Two-phase Flow Conditioning Loop
The two-Phase flow conditioning loop is designed to conduct a range of flow experiments in boiling and condensation. The loop can use a variety of working fluids and is currently operating with FC-72. The fluid conditioning loop is comprised of a primary loop for the FC-72 and a secondary water cooling loop. A Micropump GA-series gear pump is used to circulate the working fluid in a closed-loop circuit. Exiting the pump, the flow is passed through a regulating valve followed by a Micromotion Coriolis flow meter and one Watlow Cast-X1000 in-line electrical pre-heater before entering the test section. The inline heater is used to fine-tune the vapor temperature at the inlet to the test module (boiling or condensation based on the specific experiment). Exiting the test module, the two-phase mixture is routed first through a brazed-plate water-to-working fluid heat exchanger (condenser), where it is cooled by the secondary water cooling loop, to convert the two-phase mixture back to the liquid state.
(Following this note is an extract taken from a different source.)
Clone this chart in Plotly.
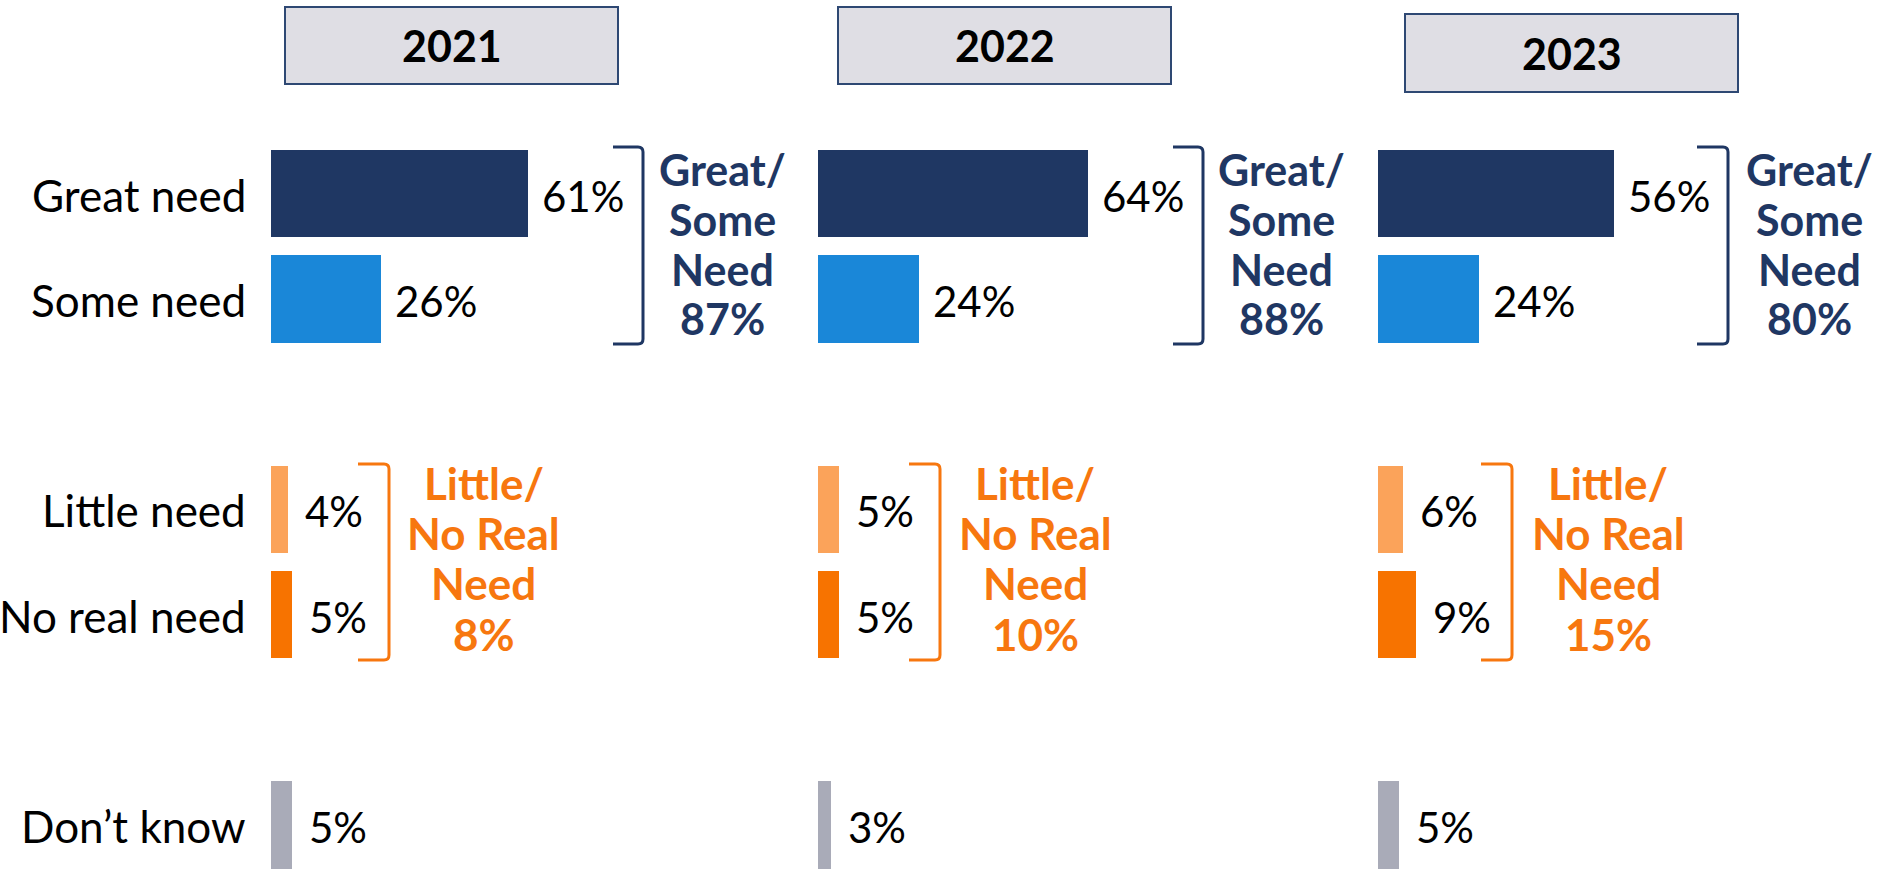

A detachable fluid reservoir is also part of the flow loop and is also used to deaerate the working fluid before performing tests. The facility is equipped with a NI Labview cDAQ system for data acquisition. The test module, heater and temperature controls, and video camera system are mounted on a rigid optical table.
PIV Facility
The Particle Image Velocimetry (PIV) Setup is designed to measure the instantaneous velocity field in planar cross-sections. It includes an Nd-YAG laser as the light source. The synchronization of the laser and camera is adjusted by means of a National Instruments timing board (Model Number: NI-6602). The camera that is used to acquire PIV images in a Kodak ES 1.0 charge-coupled device (CCD) camera. The system uses PIVACQ and PIVPROC are the PIV software packages which are provided and developed by NASA Glenn Research Center. PIVACQ has a graphical user interface to enter the necessary inputs such as inter-frame time, frame offset, and pulse width, depending on the flow conditions. The facility is useful for obtaining velocity measurements in a variety of two-phase experiments conducted in our laboratory.
Pool Boiling Facility
The Pool Boiling Facility (PBF) is designed to analyze heat transfer coefficients and critical heat flux (CHF) between different working fluids and boiling surfaces. The PBF includes a pool boiling chamber that can hold approximately 8 liters of the working fluid. This main chamber has four heat cartridges to heat the working fluid to its desired temperature, either at subcooled or saturated conditions. Three sides of the chamber are made of transparent polycarbonate for flow visualization access and the other three sides are made of PEEK plastic material. A copper heater block with cartridge heaters is placed on the bottom PEEK wall to supply the desired heat flux. Temperature measurements are made along the copper block to estimate the heat flux input to the surface. The top of the heater block allows for placement of the sample under investigation with a thermocouple located right below the heated surface for wall temperature measurement. The facility also has pressure transducers and thermocouples to make pressure and temperature measurements of the working fluid.
Flow Visualization Camera
Flow visualization of the two-phase flow features is possible with the use of a FASTCAM SA-Z. A Phantom FASTCAM SA-Z provides megapixel image resolution at frame rates up to 21,000 frames per second (fps) from its highly light sensitive image sensor (monochrome ISO 50,000) with 12-bit dynamic range delivering the ultimate imaging performance. The FASTCAM SA-Z provides frame rates greater than 2 million fps at reduced image resolution and shutter speeds as short as 159 nanoseconds. Illumination is provided on the back side of the test channel by a Multiled-QT light source with capability of 12000 lumens.
IR Camera
Our lab is equipped with an Infra-red camera that we use for obtaining temperature contours on heated surfaces. The specific camera is the FLIR A655sc that features a 640 x 480 pixel microbolometer that detects temperature differences down to <30 mK and temperatures up to 2000 K.